▸ **Instructions for the task**
Retype only the lines running from the beginning of the entries below to the line with "const yTicks = [0, 0.2, 0.4, 0.6, 0.8, 1, 1.2];", both included. Do not include pictures.

[Plotting code records]
□ □ □ □ □ □ □
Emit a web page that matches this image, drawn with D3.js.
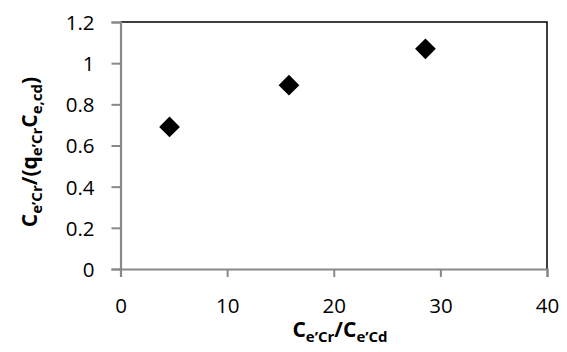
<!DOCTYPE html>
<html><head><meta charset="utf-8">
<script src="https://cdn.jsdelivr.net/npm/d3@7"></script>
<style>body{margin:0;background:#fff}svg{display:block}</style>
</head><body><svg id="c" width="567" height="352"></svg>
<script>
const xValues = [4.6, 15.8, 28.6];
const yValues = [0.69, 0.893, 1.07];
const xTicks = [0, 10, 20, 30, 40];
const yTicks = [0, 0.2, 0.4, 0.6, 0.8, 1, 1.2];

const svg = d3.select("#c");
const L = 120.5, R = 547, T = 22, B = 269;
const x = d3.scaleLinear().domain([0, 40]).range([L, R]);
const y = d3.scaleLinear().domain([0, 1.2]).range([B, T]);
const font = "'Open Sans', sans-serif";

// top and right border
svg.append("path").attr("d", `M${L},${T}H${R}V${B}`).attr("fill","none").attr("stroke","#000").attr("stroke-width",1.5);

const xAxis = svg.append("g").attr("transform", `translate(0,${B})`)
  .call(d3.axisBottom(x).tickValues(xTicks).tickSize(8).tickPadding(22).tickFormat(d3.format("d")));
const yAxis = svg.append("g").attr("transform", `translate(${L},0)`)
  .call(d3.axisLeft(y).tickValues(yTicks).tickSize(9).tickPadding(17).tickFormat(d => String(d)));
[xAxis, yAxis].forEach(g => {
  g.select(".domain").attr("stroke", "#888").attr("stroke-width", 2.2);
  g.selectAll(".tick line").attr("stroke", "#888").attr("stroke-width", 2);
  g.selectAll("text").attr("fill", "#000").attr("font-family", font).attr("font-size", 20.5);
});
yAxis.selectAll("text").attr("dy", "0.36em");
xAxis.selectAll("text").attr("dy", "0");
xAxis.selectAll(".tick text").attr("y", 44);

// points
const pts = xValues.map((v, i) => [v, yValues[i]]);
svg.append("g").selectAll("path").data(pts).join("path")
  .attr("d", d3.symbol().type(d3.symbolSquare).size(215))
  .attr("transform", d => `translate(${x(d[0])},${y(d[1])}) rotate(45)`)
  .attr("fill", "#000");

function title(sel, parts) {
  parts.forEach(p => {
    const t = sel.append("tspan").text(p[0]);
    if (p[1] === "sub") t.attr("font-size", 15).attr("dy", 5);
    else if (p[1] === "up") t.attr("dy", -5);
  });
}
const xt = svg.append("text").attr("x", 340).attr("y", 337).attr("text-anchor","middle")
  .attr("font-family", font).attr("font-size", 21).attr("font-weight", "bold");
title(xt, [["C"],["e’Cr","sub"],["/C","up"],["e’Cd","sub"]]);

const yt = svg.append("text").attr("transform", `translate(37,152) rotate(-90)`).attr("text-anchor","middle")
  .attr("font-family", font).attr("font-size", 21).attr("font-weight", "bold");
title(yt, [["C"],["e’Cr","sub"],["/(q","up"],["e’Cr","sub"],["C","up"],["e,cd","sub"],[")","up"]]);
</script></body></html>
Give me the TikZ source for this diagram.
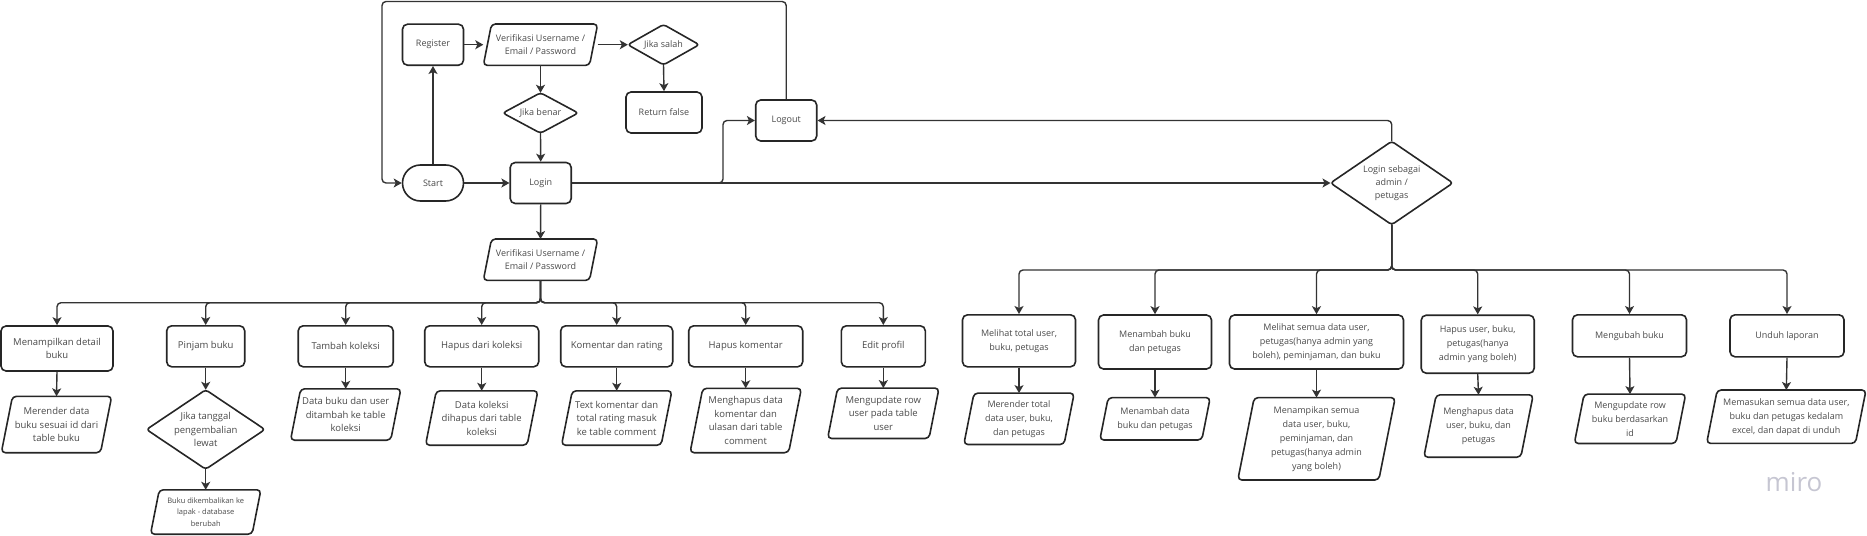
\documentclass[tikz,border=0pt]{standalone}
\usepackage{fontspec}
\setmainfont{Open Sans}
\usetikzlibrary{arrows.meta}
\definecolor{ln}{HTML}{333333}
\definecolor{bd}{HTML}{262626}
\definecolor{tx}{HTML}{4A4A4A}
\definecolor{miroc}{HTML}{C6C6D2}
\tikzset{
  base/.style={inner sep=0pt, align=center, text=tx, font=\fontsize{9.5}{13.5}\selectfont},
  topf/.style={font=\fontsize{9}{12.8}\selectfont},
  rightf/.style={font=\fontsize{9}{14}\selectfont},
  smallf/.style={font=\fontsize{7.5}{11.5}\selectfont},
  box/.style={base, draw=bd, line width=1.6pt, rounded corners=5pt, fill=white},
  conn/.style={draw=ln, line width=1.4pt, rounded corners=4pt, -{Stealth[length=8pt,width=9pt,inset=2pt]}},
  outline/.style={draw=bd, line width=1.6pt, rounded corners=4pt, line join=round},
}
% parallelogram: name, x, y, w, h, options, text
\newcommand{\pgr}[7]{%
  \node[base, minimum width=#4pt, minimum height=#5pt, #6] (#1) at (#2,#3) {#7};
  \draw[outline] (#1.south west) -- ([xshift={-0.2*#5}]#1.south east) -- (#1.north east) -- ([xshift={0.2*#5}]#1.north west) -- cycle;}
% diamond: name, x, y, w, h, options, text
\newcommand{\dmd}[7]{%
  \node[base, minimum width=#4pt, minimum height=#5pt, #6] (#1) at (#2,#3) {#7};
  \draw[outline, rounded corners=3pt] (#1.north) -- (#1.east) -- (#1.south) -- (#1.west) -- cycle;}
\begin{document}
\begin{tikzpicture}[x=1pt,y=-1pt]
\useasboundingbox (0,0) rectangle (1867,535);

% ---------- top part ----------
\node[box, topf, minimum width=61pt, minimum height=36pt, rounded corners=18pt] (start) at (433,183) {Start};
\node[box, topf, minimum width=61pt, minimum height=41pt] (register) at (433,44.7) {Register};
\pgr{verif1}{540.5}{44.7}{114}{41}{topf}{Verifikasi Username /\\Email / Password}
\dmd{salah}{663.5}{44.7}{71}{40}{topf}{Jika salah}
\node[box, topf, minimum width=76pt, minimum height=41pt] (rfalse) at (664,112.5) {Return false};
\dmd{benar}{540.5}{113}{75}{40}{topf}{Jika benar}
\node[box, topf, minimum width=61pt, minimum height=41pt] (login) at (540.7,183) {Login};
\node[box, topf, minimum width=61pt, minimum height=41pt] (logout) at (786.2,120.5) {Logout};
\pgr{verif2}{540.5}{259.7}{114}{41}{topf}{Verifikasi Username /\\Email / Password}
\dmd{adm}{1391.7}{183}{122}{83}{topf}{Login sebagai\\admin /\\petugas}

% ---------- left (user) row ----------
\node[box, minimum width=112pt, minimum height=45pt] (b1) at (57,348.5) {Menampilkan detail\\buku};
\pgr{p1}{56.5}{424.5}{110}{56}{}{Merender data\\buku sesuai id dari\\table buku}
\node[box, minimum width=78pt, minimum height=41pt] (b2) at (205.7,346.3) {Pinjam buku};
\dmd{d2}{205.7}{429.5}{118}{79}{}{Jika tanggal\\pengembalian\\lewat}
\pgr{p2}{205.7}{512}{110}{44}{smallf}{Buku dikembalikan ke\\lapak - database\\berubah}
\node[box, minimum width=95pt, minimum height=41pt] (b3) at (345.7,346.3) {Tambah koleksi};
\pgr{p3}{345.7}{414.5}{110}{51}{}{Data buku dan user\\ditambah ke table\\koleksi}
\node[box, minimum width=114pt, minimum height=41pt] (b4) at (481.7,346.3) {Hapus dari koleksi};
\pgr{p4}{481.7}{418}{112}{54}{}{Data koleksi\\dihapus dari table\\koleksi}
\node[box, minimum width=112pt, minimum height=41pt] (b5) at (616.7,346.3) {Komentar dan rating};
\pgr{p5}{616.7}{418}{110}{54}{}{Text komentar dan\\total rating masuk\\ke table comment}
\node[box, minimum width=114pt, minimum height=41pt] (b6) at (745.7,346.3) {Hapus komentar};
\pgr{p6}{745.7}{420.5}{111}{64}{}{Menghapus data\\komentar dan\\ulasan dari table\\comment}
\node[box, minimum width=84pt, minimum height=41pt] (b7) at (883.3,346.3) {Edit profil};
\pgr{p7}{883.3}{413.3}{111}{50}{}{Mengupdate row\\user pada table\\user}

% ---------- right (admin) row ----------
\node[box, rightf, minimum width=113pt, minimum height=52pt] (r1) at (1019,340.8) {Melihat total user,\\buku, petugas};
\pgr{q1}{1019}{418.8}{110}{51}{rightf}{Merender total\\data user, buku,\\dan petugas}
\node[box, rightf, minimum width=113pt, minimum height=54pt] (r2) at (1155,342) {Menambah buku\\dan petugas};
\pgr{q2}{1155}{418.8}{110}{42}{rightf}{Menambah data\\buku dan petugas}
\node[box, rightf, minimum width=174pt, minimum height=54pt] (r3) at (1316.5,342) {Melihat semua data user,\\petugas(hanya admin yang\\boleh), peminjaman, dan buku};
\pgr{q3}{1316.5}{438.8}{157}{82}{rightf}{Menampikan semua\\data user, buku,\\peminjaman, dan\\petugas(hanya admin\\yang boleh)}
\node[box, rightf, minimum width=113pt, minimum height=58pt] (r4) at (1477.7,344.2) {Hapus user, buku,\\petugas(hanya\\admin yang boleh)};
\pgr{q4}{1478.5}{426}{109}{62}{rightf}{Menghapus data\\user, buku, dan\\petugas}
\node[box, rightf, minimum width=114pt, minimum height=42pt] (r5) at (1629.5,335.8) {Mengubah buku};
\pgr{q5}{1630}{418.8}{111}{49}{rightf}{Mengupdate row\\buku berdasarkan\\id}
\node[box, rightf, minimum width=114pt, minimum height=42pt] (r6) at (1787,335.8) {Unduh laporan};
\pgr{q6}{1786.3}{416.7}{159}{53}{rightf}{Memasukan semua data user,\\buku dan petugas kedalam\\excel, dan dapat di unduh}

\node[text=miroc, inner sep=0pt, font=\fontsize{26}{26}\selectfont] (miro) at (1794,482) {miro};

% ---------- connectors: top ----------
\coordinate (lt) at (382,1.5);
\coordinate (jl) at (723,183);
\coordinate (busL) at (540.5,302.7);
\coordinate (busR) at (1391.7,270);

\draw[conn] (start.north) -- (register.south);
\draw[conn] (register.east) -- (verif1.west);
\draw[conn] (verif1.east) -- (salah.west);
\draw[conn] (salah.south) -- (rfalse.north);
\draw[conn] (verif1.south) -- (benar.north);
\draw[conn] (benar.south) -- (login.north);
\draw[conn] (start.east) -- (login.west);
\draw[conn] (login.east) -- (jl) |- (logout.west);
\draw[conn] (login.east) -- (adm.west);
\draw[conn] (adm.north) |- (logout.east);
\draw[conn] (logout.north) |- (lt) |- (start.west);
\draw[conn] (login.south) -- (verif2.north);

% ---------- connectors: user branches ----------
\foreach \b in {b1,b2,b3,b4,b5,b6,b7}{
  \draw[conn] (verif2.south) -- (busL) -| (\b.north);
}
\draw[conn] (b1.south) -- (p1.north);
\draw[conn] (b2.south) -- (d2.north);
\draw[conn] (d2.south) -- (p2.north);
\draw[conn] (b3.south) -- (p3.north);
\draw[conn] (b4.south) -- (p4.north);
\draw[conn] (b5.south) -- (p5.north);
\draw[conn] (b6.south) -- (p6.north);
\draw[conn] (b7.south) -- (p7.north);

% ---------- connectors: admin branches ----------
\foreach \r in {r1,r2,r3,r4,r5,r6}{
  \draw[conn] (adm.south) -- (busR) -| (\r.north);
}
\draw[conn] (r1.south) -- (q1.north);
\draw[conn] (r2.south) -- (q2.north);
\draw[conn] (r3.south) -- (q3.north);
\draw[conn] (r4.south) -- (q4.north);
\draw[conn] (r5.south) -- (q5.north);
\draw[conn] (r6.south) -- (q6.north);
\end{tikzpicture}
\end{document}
□ □ □ □ □ □ □
▸ **Result below**
Emit a web page that matches this image, drawn with D3.js.
<!DOCTYPE html>
<html><head><meta charset="utf-8">
<script src="https://cdn.jsdelivr.net/npm/d3@7"></script>
<style>body{margin:0;background:#fff}svg{display:block}</style>
</head><body><svg id="c" width="567" height="352"></svg>
<script>
const xValues = [4.6, 15.8, 28.6];
const yValues = [0.69, 0.893, 1.07];
const xTicks = [0, 10, 20, 30, 40];
const yTicks = [0, 0.2, 0.4, 0.6, 0.8, 1, 1.2];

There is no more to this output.